At the BAFT global annual meeting in May, TFG sat down with heads of trade to discuss the current state of trade in Asia.
This conversation covered the shifting supply chain landscape, the implications of high energy prices, the transition from brown to green energy sources, and the emergence of digital islands.
Shifting supply chain landscape
For a host of reasons, the world is seeing the largest shift in physical supply chains that it has seen in the last 20 years.
The logistics logjam that traders around the world have experienced in recent years is causing many firms to question whether just in time (JIT) logistics is still the most efficient way of operating a supply chain.
The Russia-Ukraine crisis and persisting lockdowns in China have further compounded the issues first brought to the surface by the COVID-19 disruptions of 2020.
As the fallout from this crisis begins to come to light, nations are starting to take a stand and alliances are beginning to form.
Many experts believe that the world is segmenting into a handful of polarised trading blocs that echo the East-West divide of the cold war era.
For global banks, this poses a particular challenge.
Present-day sanctions and customer pressure to cease operations in Russian-aligned economies aside, if these trading blocs become more robust in the coming years, global banks will need to adopt an even more localised mindset to stay relevant in each market.
Gains and hardships from high energy prices
It is no secret that energy prices have skyrocketed since the February 24 invasion of Ukraine.
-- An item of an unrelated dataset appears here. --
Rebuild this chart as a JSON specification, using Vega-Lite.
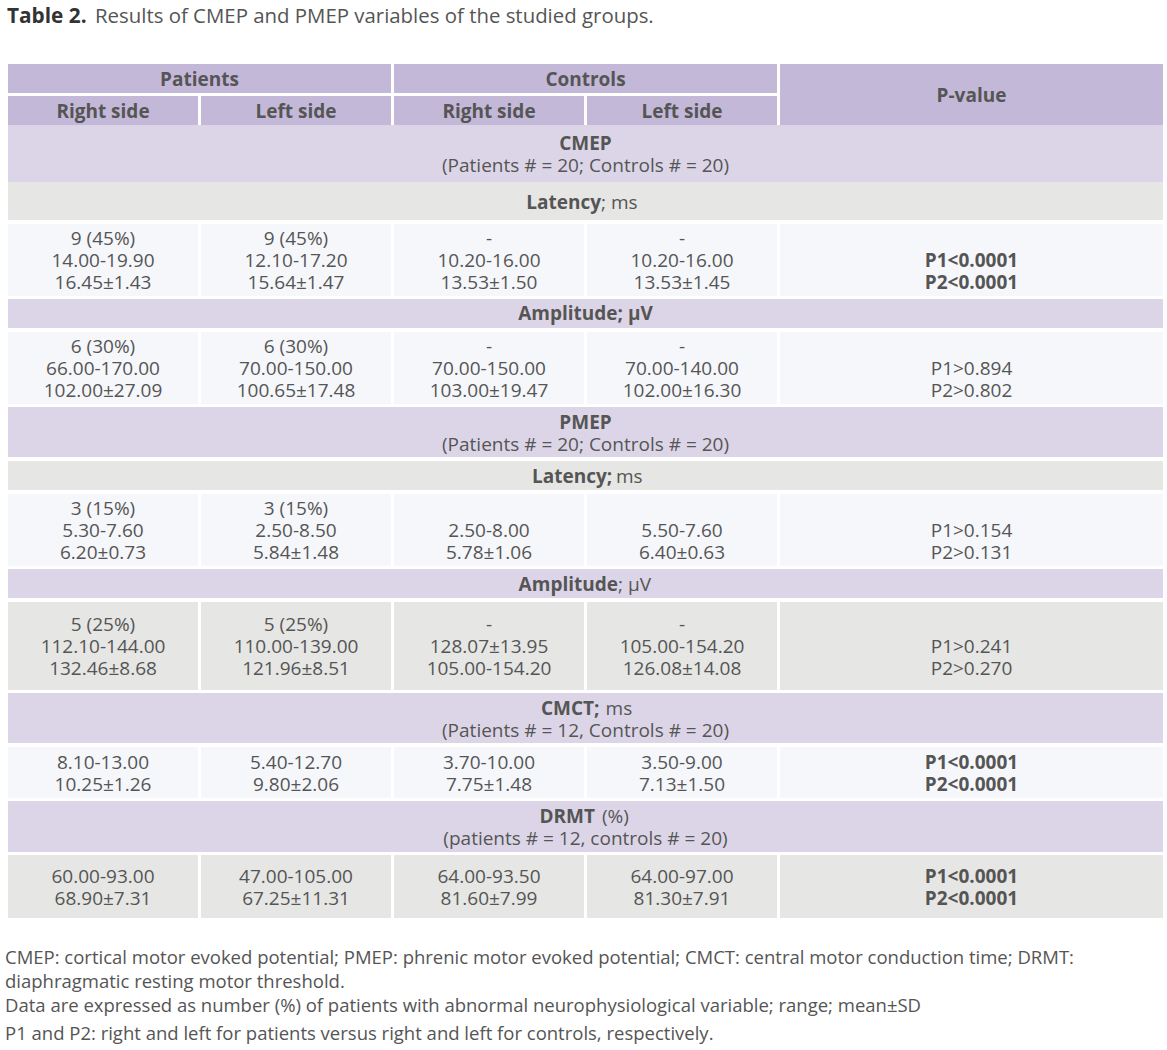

In the short term, this is going to lead to simultaneous gains and hardships for nations, depending on which side of the energy trading transaction a nation is on.
This is already beginning to occur in Sri Lanka.
The economic conditions in the country were already heavily impacted by the COVID-19 crisis and now the high energy prices are compounding the situation.
This is unlikely to be the last country-level issue that will arise given these conditions.
The transition from brown to green energy
Sustainability and the green energy transition have become hot topics in recent years, with many climate activists advocating for a full transition to renewable sources.
While this is a noble ambition, simply switching to green in a short period of time is not feasible for many economies, particularly those in the Asia-Pacific region.
According to BP’s Statistical Review of World Energy 2021, Asia Pacific accounted for 79.9% of the total global coal consumption in 2020, burning 120.97 exajoules (EJ) of the 151.42 EJ used by the entire world.
The volume used in the Asia Pacific region has also increased by an average annual rate of 2.3% over the last decade, compared to a global average annual increase of 0.9% for the same time frame.
Seven countries in the region experienced annual coal consumption increases greater than 9% per year for the last 10 years: Indonesia (9.4%), Pakistan (10.5%), Bangladesh (11.0%), Philipines (11.2%), Vietnam (16%), Sri Lanka (38.1%), and Singapore (60.6%).
While collectively, the absolute coal consumption of these countries in 2020 (~4.6% of total global volume) is dwarfed by the larger consumers like China and India (54.3% and 11.6% of total global volume, respectively), the fact that the use of coal is increasing speaks volumes.
A transition away from these brown energy sources in the short term is simply not going to be possible for these and many other developing nations around the world that rely on the cheap energy source to power their electricity grids.
Digital islands in China, Southeast Asia, and Western Europe
As digital tools for trade and trade finance are being developed around the world, we are beginning to see a segmentation into various regions, the most notable of which are China, Southeast Asia, and Western Europe.
Being developed in relative isolation, these geographic divides are morphing into a discrete set of digital islands.
As many practitioners and policymakers seek to create an integrated and island-free digital trade landscape, there has been ample discussion around the idea of interoperability.
However, it is possible that interoperability does not actually align with what the industry really wants.
To be fully interoperable, in the purest sense of the term, means that everyone is using the same code.
However, at this relatively early stage, the industry really needs to promote innovation – something that pure interoperability will stifle.
Other integration approaches, like APIs that can allow for the facilitation of micro-services across platforms, may be better suited for the challenges at hand.